Late in the summers of my teenage years, my mom would proudly and excited arrive home with a box of fresh-off-the-tree peaches from the peach tree my pop-pop nurtured outside my grandparent’s house. I honestly don’t know how the tree survived the conditions it grew in: the sandiest of soils, 200 yards from the Great South Bay, bogged down with a near constant salty sea breeze, and an occasional tidal surge that lapped at the base of the trunk. And every year it was a race to pick the peaches before the deer, raccoons, and random number of incredibly dishonest people found the perfectly ripened peaches first. (In some years, Pop-Pop didn’t win that race.)
The tree no longer stands outside the house (my grandmother had it hastily cut down the year after my grandfather passed away) but my memories of his love and pure joy for those peaches will never fade. And neither will my memory of making my first cobbler with some of his peaches when I was 16. It was my first true from-scratch baking project (aside from chocolate chip cookies) and I was so nervous.
I shooed the fruit flies away from the nearly past-peak peaches, followed the recipe from my mom’s Women’s Day Encyclopedia of Cookery books (which I now have my own antiqued set of) and stumbled through every single step; my biggest fear being that the cobbler would be too watery. Also, there was this other thing: I had never even eaten peach cobbler before so I made it completely blindly, not knowing what to expect at all. And in the end, it turned out pretty great, a summer dessert my 16-year-old self was beamingly proud of.
This peach cobbler recipe isn’t that first recipe that I made all those years ago – I actually had forgotten that I still had that recipe until I sat down to write this post! But this one is pretty darn spectacular, elevating gorgeous summer peaches to another level by stirring in a little sugar and topping them with a fluffy and beautifully browned biscuit topping. If you’ve chosen the right peaches, they won’t need a lot of sugar to shine through and you’ll find that the biscuit topping doesn’t need to be overly sweet either. Basically, the topping is there to complement the peaches, not take them over. It’s an insanely simple recipe to throw together (I didn’t even bother to peel the peaches) and one that I can see myself making again and again. And hopefully, if we’re able to get our own peach tree to grow and produce here in the coming years, there will be lots more peach cobbler to reminisce over.

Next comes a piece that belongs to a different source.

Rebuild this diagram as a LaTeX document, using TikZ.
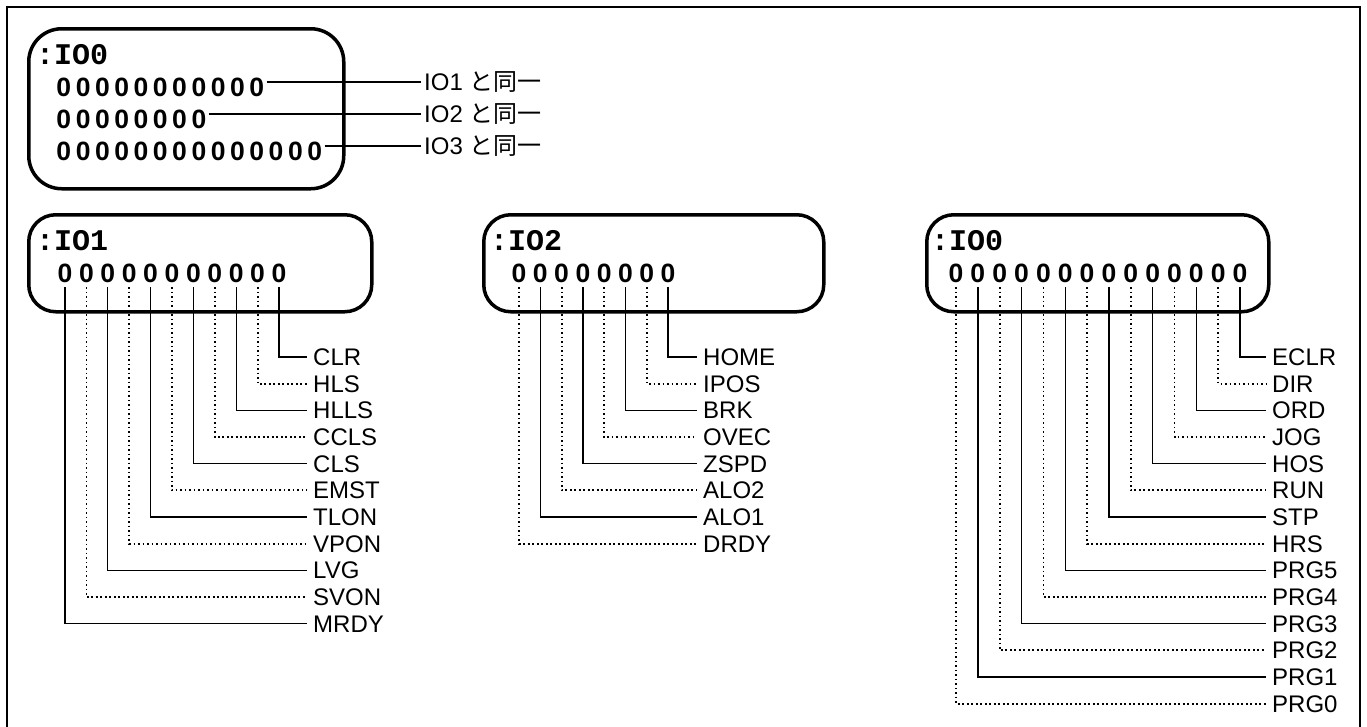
\documentclass[tikz,border=0pt]{standalone}
\usepackage{fontspec}
\setmainfont{Liberation Sans}
\newfontfamily\jpfont{Noto Sans CJK JP}
\newfontfamily\regfont{Liberation Mono}
\usetikzlibrary{calc}
\tikzset{iobox/.style={draw, line width=3.5pt, rounded corners=27pt, inner sep=0pt, anchor=north west},
  ttl/.style={font={\regfont\bfseries\fontsize{30}{32}\selectfont}, inner sep=0pt, anchor=base west},
  bit/.style={font={\bfseries\fontsize{26.5}{30}\selectfont}, inner sep=0pt, text depth=0pt, anchor=south},
  sig/.style={anchor=west, font={\fontsize{24}{28}\selectfont}, inner xsep=6pt, inner ysep=0pt, text height=17.2pt, text depth=0pt},
  solidln/.style={line width=1.3pt},
  dotln/.style={line width=1.8pt, dash pattern=on 1.8pt off 2.7pt}}
\newcommand{\zrow}[1]{\foreach \zz in {1,...,#1}{\makebox[19.3pt]{0}}}

\begin{document}
\begin{tikzpicture}[x=1pt, y=-1pt]
  \useasboundingbox (0,0) rectangle (1367,726);
  \draw[line width=2.2pt] (7,7) rectangle (1360,730);
  % IO0 summary
  \node[iobox, minimum width=315pt, minimum height=160pt, rounded corners=33pt] (sbox) at (27,27) {};
  \node[ttl] (stitle) at (36,64) {:IO0};
  \foreach \n/\len/\yb in {1/11/96, 2/8/128, 3/14/160} {
    \node[bit, anchor=base west, text height=28pt] (row\n) at (54,\yb) {\zrow{\len}};
    \node[sig, inner xsep=3pt] (same\n) at (421,\yb-14) {IO\n\ {\jpfont と同一}};
    \draw[solidln] (row\n.east) -- (same\n.west);
  }
  % IO1 fields
  \node[iobox, minimum width=343pt, minimum height=97pt] (box1) at (27,213) {};
  \node[ttl] (title1) at (36,250) {:IO1};
  \foreach \sname [count=\j from 0] in {CLR,HLS,HLLS,CCLS,CLS,EMST,TLON,VPON,LVG,SVON,MRDY} {
    \pgfmathtruncatemacro\k{10-\j}
    \node[bit] (a\k) at (65+21.4*\k,283) {0};
    \node[sig] (sa\k) at (307,357+26.67*\j) {\sname};
    \ifodd\j \def\lk{dotln}\else\def\lk{solidln}\fi
    \draw[\lk, shorten <=4pt] (a\k.south) |- (sa\k.west);
  }
  % IO2 fields
  \node[iobox, minimum width=340pt, minimum height=97pt] (box2) at (482,213) {};
  \node[ttl] (title2) at (490,250) {:IO2};
  \foreach \sname [count=\j from 0] in {HOME,IPOS,BRK,OVEC,ZSPD,ALO2,ALO1,DRDY} {
    \pgfmathtruncatemacro\k{7-\j}
    \node[bit] (b\k) at (519+21.3*\k,283) {0};
    \node[sig] (sb\k) at (697,357+26.67*\j) {\sname};
    \ifodd\j \def\lk{dotln}\else\def\lk{solidln}\fi
    \draw[\lk, shorten <=4pt] (b\k.south) |- (sb\k.west);
  }
  % IO0 fields
  \node[iobox, minimum width=342pt, minimum height=97pt] (box0) at (925,213) {};
  \node[ttl] (title0) at (931,250) {:IO0};
  \foreach \sname [count=\j from 0] in {ECLR,DIR,ORD,JOG,HOS,RUN,STP,HRS,PRG5,PRG4,PRG3,PRG2,PRG1,PRG0} {
    \pgfmathtruncatemacro\k{13-\j}
    \node[bit] (c\k) at (956+21.85*\k,283) {0};
    \node[sig] (sc\k) at (1266,357+26.67*\j) {\sname};
    \ifodd\j \def\lk{dotln}\else\def\lk{solidln}\fi
    \draw[\lk, shorten <=4pt] (c\k.south) |- (sc\k.west);
  }
\end{tikzpicture}
\end{document}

- 10 ripe peaches, halved, pitted, and each half sliced into 8 slices (about 2 quarts)
- 1/4 cup cornstarch
- 2 tbsp dark-brown sugar
- 2 tbsp granulated sugar
- 3/4 tsp ground cinnamon
- 2 cups all-purpose flour
- 1/4 cup granulated sugar
- 1 tablespoon baking powder
- 1/2 teaspoon salt
- 6 tablespoons cold unsalted butter, cut into small pieces
- 1 large egg
- 1 cup heavy cream
- 2 tbsp course or sparkling sugar
- Preheat oven to 375° F. Set a 2-quart baking dish aside.
- To make the peach filling: Place the peaches, cornstarch, both sugars, and cinnamon in a large bowl. Toss until well combined and set the bowl aside, stirring every so often while you make the biscuit topping.
- To make the biscuit topping: In a large bowl, whisk the flour, sugar, baking powder, and salt together until well-combined. Gently toss in the butter pieces and coat them with the flour mixture. Rub the butter in with your fingers (use your thumbs and first two fingers) until the mixture becomes a little crumbly and the butter forms small clumps (coarse meal with the flour) – you’ll need to use a little pressure to get the cold butter to break up so don’t be afraid to “get dirty”.
- Whisk the egg and cream together in a liquid-measuring cup. Slowly add this mixture to dry ingredients, mixing with a fork until the dough just comes together - it will be wet and sticky.
- Pour the peach filling into the baking dish. Using a large ice cream scoop or a 1/4 cup measuring cup drop clumps of biscuit dough (about 1/2 cup each) over the top of the peaches, gently flattening them out slightly with your fingertips. Sprinkle the biscuit dough with the coarse sugar. Bake until golden brown, about 45 minutes. Transfer pan to a rack and let cool slightly. Serve warm with vanilla ice cream or whipped cream.